Les considérations économiques sont renforcées par les réflexions géopolitiques. La Chine s’intéresse de plus en plus à ce qu’elle appelle sa « grande périphérie », c’est-à-dire le Moyen-Orient et l’Asie centrale. Les Etats-Unis sont dominants dans le premier et de plus en plus présents dans la seconde depuis les attentats du 11 septembre 2001. Pékin et Téhéran partagent la même préoccupation : limiter l’hégémonie américaine dans ces deux régions et le rôle de l’Iran comme puissance régionale peut être un contrepoids bienvenu aux Américains.

L’attention portée au monde musulman

C’est aussi la raison pour laquelle la Chine, méfiante vis-à-vis des « révolutions de couleur » qui ont eu lieu en Europe de l’Est et dans un Etat au moins d’Asie centrale, le Kirghizstan, ne voudrait pas que les sanctions contre le programme nucléaire cache, de la part des Américains, une volonté de changer le régime iranien, surtout après la réélection contesté de Mahmoud Ahmadinejad en juin 2009.

Les Chinois n’éprouvent aucune sympathie particulière pour le régime des mollahs mais un Iran stable leur parait moins dangereux pour leurs propres intérêts dans les confins occidentaux de leur pays. En ne s’opposant pas à Téhéran sur le nucléaire, ils comptent, en contrepartie, sur une abstention bienveillante dans leurs affaires intérieures, notamment dans le Xinjiang musulman.

A tous ces arguments s’ajoutent la proximité créée par l’histoire, l’expérience commune des interventions étrangères et l’inefficacité des sanctions, pour amener Pékin à se montrer très méfiant vis-à-vis des propositions occidentales. Toutefois, les dirigeants chinois continuent de soutenir l’idée lancée il y a quelques mois au sein de l’AIEA, l’Agence internationale de l’énergie atomique, d’un enrichissement de l’uranium iranien à l’extérieur, en Russie ou en France, pour les besoins de la recherche médicale. A ce propos la position des dirigeants iraniens est apparue souvent contradictoire. Mais ils semblent avoir mis au point, implicitement au moins, un scénario avec les Chinois. Quand de nouvelles sanctions internationales menacent, ils laissent entendre qu’ils n’ont pas totalement rejeté la proposition de l’AIEA, et Pékin en tire argument pour montrer que la voie de la négociation reste ouverte et s’opposer aux sanctions.

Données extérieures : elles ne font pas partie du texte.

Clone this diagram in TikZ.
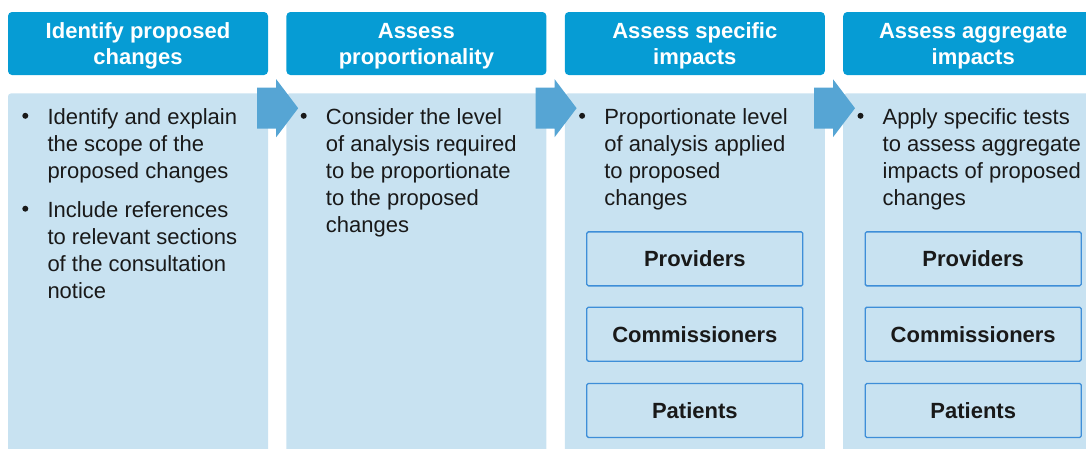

Cette tactique a pour effet de retarder l’application des sanctions et d’en atténuer la rigueur. Elle ne les empêche pas complètement. Il est fort probable qu’il en aille de même maintenant qu’un quatrième train de sanctions est en discussion. Les Chinois n’utiliseront pas leur droit de veto au Conseil de sécurité, sauf si les Russes étaient eux aussi disposés à le faire, ce qui ne paraît pas être le cas. Les Chinois ne veulent pas se retrouver isolés et mettre en danger leurs relations avec les Etats-Unis, même s’ils ont adopté une attitude plus dure depuis la crise économique. Ils estiment en effet que le rapport de forces a évolué en leur faveur, non seulement parce qu’ils se sont mieux sortis de la crise que bien des Etats occidentaux mais aussi parce qu’ils ont apporté une contribution irremplaçable à la reprise internationale.